— Begin Extracted information —
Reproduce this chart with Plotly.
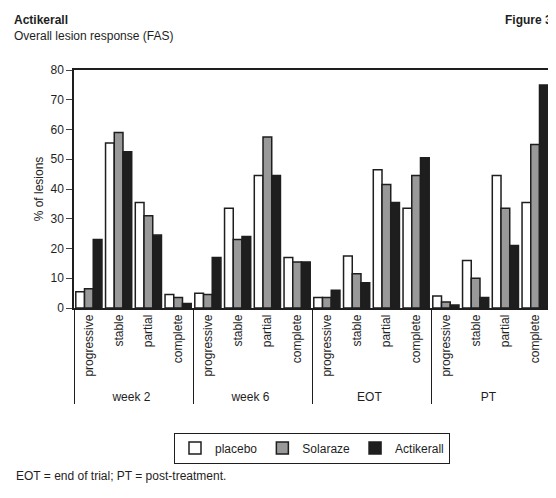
import plotly.graph_objects as go

groups = ["week 2", "week 6", "EOT", "PT"]
responses = ["progressive", "stable", "partial", "complete"]
placebo = [5.5, 55.5, 35.5, 4.5, 5, 33.5, 44.5, 17, 3.5, 17.5, 46.5, 33.5, 4, 16, 44.5, 35.5]
solaraze = [6.5, 59, 31, 3.5, 4.5, 23, 57.5, 15.5, 3.5, 11.5, 41.5, 44.5, 2, 10, 33.5, 55]
actikerall = [23, 52.5, 24.5, 1.5, 17, 24, 44.5, 15.5, 6, 8.5, 35.5, 50.5, 1, 3.5, 21, 75]

x = [[g for g in groups for _ in responses], responses * len(groups)]
font = "Liberation Sans Narrow, Arial Narrow, Liberation Sans, sans-serif"

W, H = 548, 490
L, R, T, B = 66, 6, 62, 190
pw, ph = W - L - R, H - T - B

fig = go.Figure()
for name, vals, col in [("placebo", placebo, "white"), ("Solaraze", solaraze, "#999999"),
                        ("Actikerall", actikerall, "#1e1e1e")]:
    fig.add_trace(go.Bar(x=x, y=vals, name=name, marker=dict(color=col, line=dict(color="#1e1e1e", width=1.5))))

fig.update_layout(
    width=W, height=H, barmode="group", bargap=0.12, bargroupgap=0,
    plot_bgcolor="white", paper_bgcolor="white",
    font=dict(family=font, size=12, color="#1e1e1e"),
    margin=dict(l=L, r=R, t=T, b=B, autoexpand=False),
    showlegend=True,
    legend=dict(orientation="h", x=0.5, xanchor="center", y=-(440 - T - ph) / ph + 0.0, yanchor="middle",
                bordercolor="#1e1e1e", borderwidth=1, font=dict(size=12)),
    xaxis=dict(type="multicategory", tickangle=-90, showline=True, linecolor="#1e1e1e", linewidth=1.5,
               mirror=True, showdividers=True, dividercolor="#1e1e1e", dividerwidth=1, ticks="",
               automargin=False),
    yaxis=dict(range=[0, 80], dtick=10, showgrid=False, ticks="outside", ticklen=6, zeroline=False,
               showline=True, linecolor="#1e1e1e", linewidth=1.5, mirror=True, automargin=False,
               title=dict(text="% of lesions", standoff=4, font=dict(size=12))),
)
top = 1 + (T - 3) / ph
fig.add_annotation(text="<b>Actikerall</b>", x=-(L - 4) / pw, y=top, xanchor="left", yanchor="top")
fig.add_annotation(text="<b>Figure 3</b>", x=1 + (R - 2) / pw, y=top, xanchor="right", yanchor="top")
fig.add_annotation(text="Overall lesion response (FAS)", x=-(L - 4) / pw, y=top, yshift=-16,
                   xanchor="left", yanchor="top")
fig.add_annotation(text="EOT = end of trial; PT = post-treatment.", x=-(L - 6) / pw, y=-(B - 22) / ph,
                   xanchor="left", yanchor="middle")
fig.update_annotations(xref="paper", yref="paper", showarrow=False, font=dict(size=12))

fig.write_html("out.html")
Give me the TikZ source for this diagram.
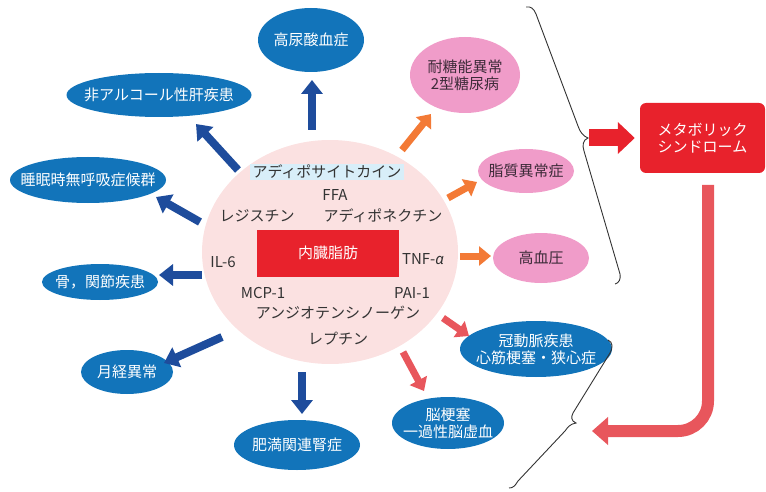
\documentclass[tikz,border=0pt]{standalone}
\usepackage{fontspec}
\setmainfont{Noto Sans CJK JP}
\newfontfamily\grk{Noto Sans}
\usetikzlibrary{shapes.geometric,arrows.meta}
\definecolor{bfill}{HTML}{1274BA}
\definecolor{darr}{HTML}{1E4C9C}
\definecolor{oarr}{HTML}{F37A36}
\definecolor{sarr}{HTML}{E8565C}
\definecolor{pfill}{HTML}{F09CC9}
\definecolor{cfill}{HTML}{FBE1E1}
\definecolor{lbox}{HTML}{D8EEF9}
\definecolor{rfill}{HTML}{E8222C}
\definecolor{tgray}{HTML}{333333}
\definecolor{ptxt}{HTML}{3C2A38}
\tikzset{
  fnt/.style={font=\fontsize{15}{17}\selectfont},
  bell/.style 2 args={ellipse, fill=bfill, minimum width=#1, minimum height=#2, inner sep=0pt},
  pell/.style 2 args={ellipse, fill=pfill, minimum width=#1, minimum height=#2, inner sep=0pt},
  wtxt/.style={fnt, text=white, align=center, inner sep=0pt},
  ptx/.style={fnt, text=ptxt, align=center, inner sep=0pt},
  ctxt/.style={fnt, text=tgray, inner sep=0pt},
  barr/.style={draw=darr, line width=8pt, -{Triangle[length=14pt,width=21pt]}},
  oar/.style={draw=oarr, line width=7pt, -{Triangle[length=12pt,width=19pt]}},
  sar/.style={draw=sarr, line width=7pt, -{Triangle[length=12pt,width=19pt]}},
  brc/.style={draw=tgray, line width=0.9pt},
}
\begin{document}
\begin{tikzpicture}[x=1pt,y=-1pt]
\useasboundingbox (0,0) rectangle (766,492);
% central circle
\node[ellipse, fill=cfill, minimum width=256, minimum height=224, inner sep=0pt] (core) at (330,252) {};
\node[fill=lbox, ctxt, inner xsep=3pt, inner ysep=1.5pt] (adipo) at (327,172) {アディポサイトカイン};
\node[ctxt] (ffa) at (335,195) {FFA};
\node[ctxt] (resis) at (257,216) {レジスチン};
\node[ctxt] (adpn) at (383,216) {アディポネクチン};
\node[fill=rfill, minimum width=142, minimum height=47, inner sep=0pt, fnt, text=white] (vfat) at (328,253) {内臓脂肪};
\node[ctxt] (il6) at (223,262) {IL-6};
\node[ctxt] (tnf) at (423,259) {TNF-{\grk\itshape α}};
\node[ctxt] (mcp) at (263,293) {MCP-1};
\node[ctxt] (pai) at (412,293) {PAI-1};
\node[ctxt] (angio) at (338,313) {アンジオテンシノーゲン};
\node[ctxt] (lep) at (338,339) {レプチン};
% blue ellipses
\node[bell={106}{64}] (uric) at (311,40) {};
\node[wtxt] at (uric) {高尿酸血症};
\node[bell={185}{44}] (nafld) at (159,95) {};
\node[wtxt] at (nafld) {非アルコール性肝疾患};
\node[bell={156}{46}] (sas) at (88,180) {};
\node[wtxt] at (sas) {睡眠時無呼吸症候群};
\node[bell={116}{36}] (bone) at (100,282) {};
\node[wtxt] at (bone) {骨，関節疾患};
\node[bell={92}{44}] (mens) at (127,372) {};
\node[wtxt] at (mens) {月経異常};
\node[bell={126}{50}] (renal) at (297,445) {};
\node[wtxt] at (renal) {肥満関連腎症};
\node[bell={112}{52}] (stroke) at (448,423) {};
\node[wtxt] at (stroke) {脳梗塞\\一過性脳虚血};
\node[bell={152}{56}] (chd) at (536,349) {};
\node[wtxt] at (chd) {冠動脈疾患\\心筋梗塞・狭心症};
% pink ellipses
\node[pell={110}{76}] (igt) at (465,75) {};
\node[ptx] at (igt) {耐糖能異常\\2型糖尿病};
\node[pell={96}{44}] (dysl) at (526,171) {};
\node[ptx] at (dysl) {脂質異常症};
\node[pell={96}{50}] (htn) at (541,258) {};
\node[ptx] at (htn) {高血圧};
% metabolic syndrome
\node[fill=rfill, rounded corners=6pt, minimum width=125, minimum height=70, inner sep=0pt, wtxt] (meta) at (702.5,138) {メタボリック\\シンドローム};
% arrow end coordinates
\coordinate (u0) at (312,130); \coordinate (u1) at (312,80);
\coordinate (n0) at (238,170); \coordinate (n1) at (196,124);
\coordinate (s0) at (200,222); \coordinate (s1) at (156,197);
\coordinate (b0) at (202,275); \coordinate (b1) at (159,275);
\coordinate (m0) at (222,337); \coordinate (m1) at (164,363);
\coordinate (r0) at (302,372); \coordinate (r1) at (302,414);
\coordinate (g0) at (402,150); \coordinate (g1) at (431,114);
\coordinate (d0) at (448,198); \coordinate (d1) at (477,182);
\coordinate (h0) at (460,256); \coordinate (h1) at (491,256);
\coordinate (c0) at (443,318); \coordinate (c1) at (469,336);
\coordinate (k0) at (403,352); \coordinate (k1) at (424,391);
\draw[barr] (u0) -- (u1);
\draw[barr] (n0) -- (n1);
\draw[barr] (s0) -- (s1);
\draw[barr] (b0) -- (b1);
\draw[barr] (m0) -- (m1);
\draw[barr] (r0) -- (r1);
\draw[oar] (g0) -- (g1);
\draw[oar] (d0) -- (d1);
\draw[oar] (h0) -- (h1);
\draw[sar] (c0) -- (c1);
\draw[sar] (k0) -- (k1);
% braces
\coordinate (bt1) at (588,138);
\draw[brc] (526,7) .. controls (531,6) and (534,9) .. (536,14) -- (578,126)
  .. controls (580,132) and (583,136) .. (bt1)
  .. controls (583,140) and (582,145) .. (584,151) -- (620,274)
  .. controls (621,279) and (619,283) .. (615,284);
\coordinate (bt2) at (576,423);
\draw[brc] (608,340) .. controls (613,342) and (613,348) .. (610,353) -- (573,413)
  .. controls (571,417) and (571,421) .. (bt2)
  .. controls (570,424) and (568,427) .. (565,431) -- (518,481)
  .. controls (515,486) and (513,488) .. (509,488);
% arrows to/from metabolic syndrome
\draw[draw=rfill, line width=17pt, -{Triangle[length=17pt,width=31pt]}, shorten <=1pt, shorten >=5pt] (bt1) -- (meta.west);
\coordinate (ms) at (708,173);
\coordinate (ae) at (578,431);
\draw[draw=sarr, line width=12pt, rounded corners=30pt, -{Triangle[length=16pt,width=27pt]}, shorten <=12pt, shorten >=14pt] (ms) |- (ae);
\end{tikzpicture}
\end{document}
— End Extracted information —
Reproduce the material above exactly, first line through the line that contains "import plotly.graph_objects as go", minus the pictures.

Reproduce this chart with Plotly.
import plotly.graph_objects as go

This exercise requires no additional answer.